Framing global structural identifiability in terms of parameter symmetries

A key initial step in mechanistic modelling of dynamical systems using first-order ordinary differential equations is to conduct a global structural identifiability analysis. This entails deducing which parameter combinations can be estimated from certain observed outputs. The standard differential algebra approach answers this question by re-writing the model as a system of ordinary differential equations solely depending on the observed outputs. Over the last decades, alternative approaches for analysing global structural identifiability based on so-called full symmetries, which are Lie symmetries acting on independent and dependent variables as well as parameters, have been proposed.
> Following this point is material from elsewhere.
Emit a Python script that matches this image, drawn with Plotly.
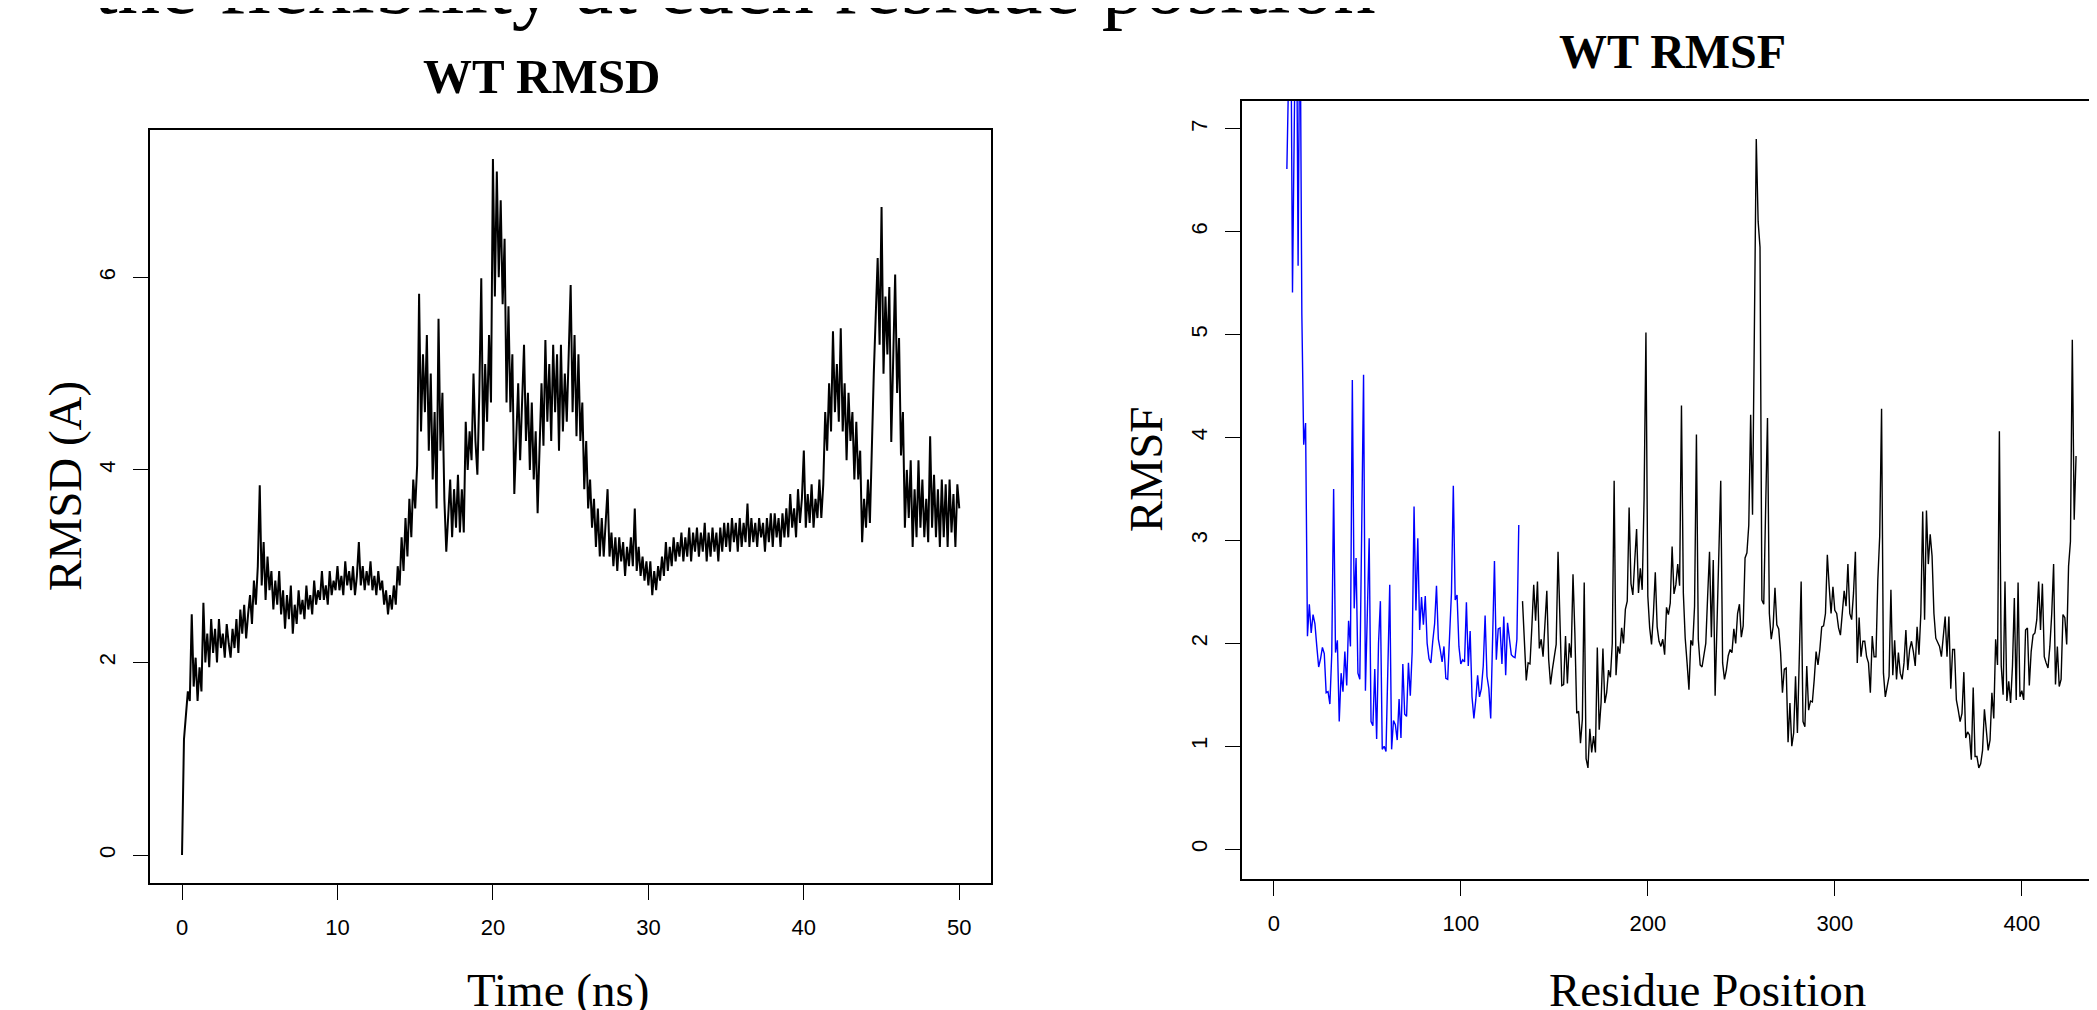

However, the link between the standard differential algebra approach and that using full symmetries remains elusive. In this work, we establish this link by introducing the notion of parameter symmetries, which are a special type of full symmetry that alter parameters while preserving the observed outputs. Our main result states that a parameter combination is structurally identifiable if and only if it is a differential invariant of all parameter symmetries of a given model. We show that the standard differential algebra approach is consistent with the concept of considering structural identifiability in terms of parameter symmetries. We present an alternative symmetry-based approach, referred to as the CaLinInv-recipe, for analysing structural identifiability using parameter symmetries. Lastly, we demonstrate our approach on a glucose-insulin model and an epidemiological model of tuberculosis.
Comment: 36 pages, 2 figures